Présent pour seulement vingt-quatre heures, le secrétaire général de l’ONU devait survoler, samedi, la zone ravagée par les combats et visiter le camp surpeuplé de Menik Farm (le plus grand camp de déplacés du monde), dans le nord, près de la ville de Vavuniya.
Son voyage est politiquement « risqué », reconnaît un proche collaborateur. Accueilli à Colombo par une haie d’honneur sur tapis rouge, le secrétaire général de l’ONU est soucieux de ne pas apparaître comme apportant sa bénédiction à une opération militaire brutale, qui a, selon des chiffres officieux de l’ONU, fait près de 8 500 morts. M. Ban comptait éviter cet écueil en ayant une conversation « franche », samedi soir, avec le président Mahinda Rajapaksa, qu’il connaît de longue date. L’homme fort du Sri Lanka a promis d’être « magnanime » dans la victoire, de « protéger » la minorité tamoule et de réinstaller chez eux les déplacés en moins de six mois. « Mon objectif est de m’assurer qu’il tienne ses promesses », confiait M. Ban avant la rencontre. « Le président dit tout ce qu’il faut, mais son message doit être partagé par l’armée et se traduire dans les lois », ajoute un haut responsable onusien.

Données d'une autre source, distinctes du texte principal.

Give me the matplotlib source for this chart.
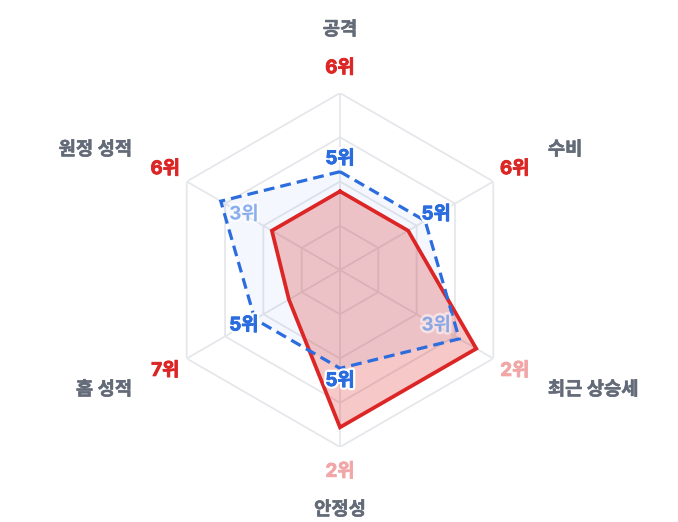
import numpy as np
import matplotlib
matplotlib.use("Agg")
import matplotlib.pyplot as plt
import matplotlib.patheffects as pe

plt.rcParams['font.family'] = ['Inter', 'Noto Sans CJK KR', 'DejaVu Sans']

# ---- data ----
categories = ['공격', '수비', '최근 상승세', '안정성', '홈 성적', '원정 성적']
team_ranks = [6, 6, 2, 2, 7, 6]        # red series
compare_ranks = [5, 5, 3, 5, 5, 3]     # blue dashed series
N_TEAMS = 10
grid_levels = [0.25, 0.5, 0.75, 1.0]

RED = '#dc2626'
RED_PALE = '#f1a7a7'
BLUE = '#2b6cde'
GRID = '#e5e7eb'
LABEL_GRAY = '#646b78'

def rank_to_r(r):
    return (N_TEAMS - r) / (N_TEAMS - 1)

W, H = 678, 522
fig = plt.figure(figsize=(W / 100, H / 100), dpi=100)
cx, cy, R = 340, 270, 177
ax = fig.add_axes([(cx - R) / W, (H - cy - R) / H, 2 * R / W, 2 * R / H], projection='polar')
ax.set_theta_zero_location('N')
ax.set_theta_direction(-1)
ax.set_ylim(0, 1)
ax.axis('off')

n = len(categories)
theta = np.arange(n) * 2 * np.pi / n
theta_c = np.append(theta, theta[0])

# grid hexagons and spokes
for lv in grid_levels:
    ax.plot(theta_c, [lv] * (n + 1), color=GRID, lw=1.3, zorder=1)
for t in theta:
    ax.plot([t, t], [0, 1], color=GRID, lw=1.3, zorder=1)

r_team = [rank_to_r(v) for v in team_ranks]
r_cmp = [rank_to_r(v) for v in compare_ranks]
r_team_c = r_team + r_team[:1]
r_cmp_c = r_cmp + r_cmp[:1]

ax.fill(theta_c, r_cmp_c, color=BLUE, alpha=0.05, lw=0, zorder=2)
ax.fill(theta_c, r_team_c, color=RED, alpha=0.25, lw=0, zorder=3)
ax.plot(theta_c, r_team_c, color=RED, lw=2.7, solid_joinstyle='miter', zorder=4)
ax.plot(theta_c, r_cmp_c, color=BLUE, lw=2.3, linestyle=(0, (3.4, 1.9)),
        dash_joinstyle='miter', zorder=5)

# rank labels
for t, v in zip(theta, team_ranks):
    col = RED if v >= 4 else RED_PALE
    ax.text(t, 1.14, f'{v}위', color=col, fontsize=13.5, fontweight='bold',
            ha='center', va='center', clip_on=False, zorder=6,
            path_effects=[pe.withStroke(linewidth=0.6, foreground=col)])
for t, v in zip(theta, compare_ranks):
    if v >= 4:
        effects = [pe.withStroke(linewidth=3.8, foreground='white'),
                   pe.withStroke(linewidth=0.6, foreground=BLUE)]
        a = 1.0
    else:
        a = 0.38
        effects = [pe.withStroke(linewidth=3.8, foreground='white', alpha=0.5)]
    ax.text(t, 0.627, f'{v}위', color=BLUE, alpha=a, fontsize=13.5, fontweight='bold',
            ha='center', va='center', clip_on=False, zorder=7, path_effects=effects)

# category labels
for t, c in zip(theta, categories):
    s = np.sin(t)
    if abs(s) < 1e-6:
        ha = 'center'
    elif s > 0:
        ha = 'left'
    else:
        ha = 'right'
    ax.text(t, 1.356, c, color=LABEL_GRAY, fontsize=13.5, fontweight='bold',
            ha=ha, va='center', clip_on=False, zorder=6,
            path_effects=[pe.withStroke(linewidth=0.4, foreground=LABEL_GRAY)])

fig.savefig('out.png', dpi=100)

La possible constitution d’une commission d’enquête internationale risque d’être le sujet le plus épineux. Des ONG et responsables européens et américains ont réclamé une telle investigation, qui viserait à la fois l’armée sri-lankaise, qui a tiré à l’arme lourde sur des zones peuplées de civils, et les Tigres tamouls, qui ont utilisé les civils en « boucliers humains ». Le Conseil des droits de l’homme de Genève doit étudier le dossier, lundi 25 mai. « A chaque fois que des violations graves des droits de l’homme sont commises, un processus d’investigation approprié devrait être mis en place », se contente de dire M. Ban.
Le secrétaire général de l’ONU devait aussi encourager le régime à s’ouvrir aux journalistes, tenus à l’écart de la zone des combats. Le ministère de la défense se justifie en affirmant qu’il ne veut pas que les déplacés soient « traités comme des animaux dans un zoo ».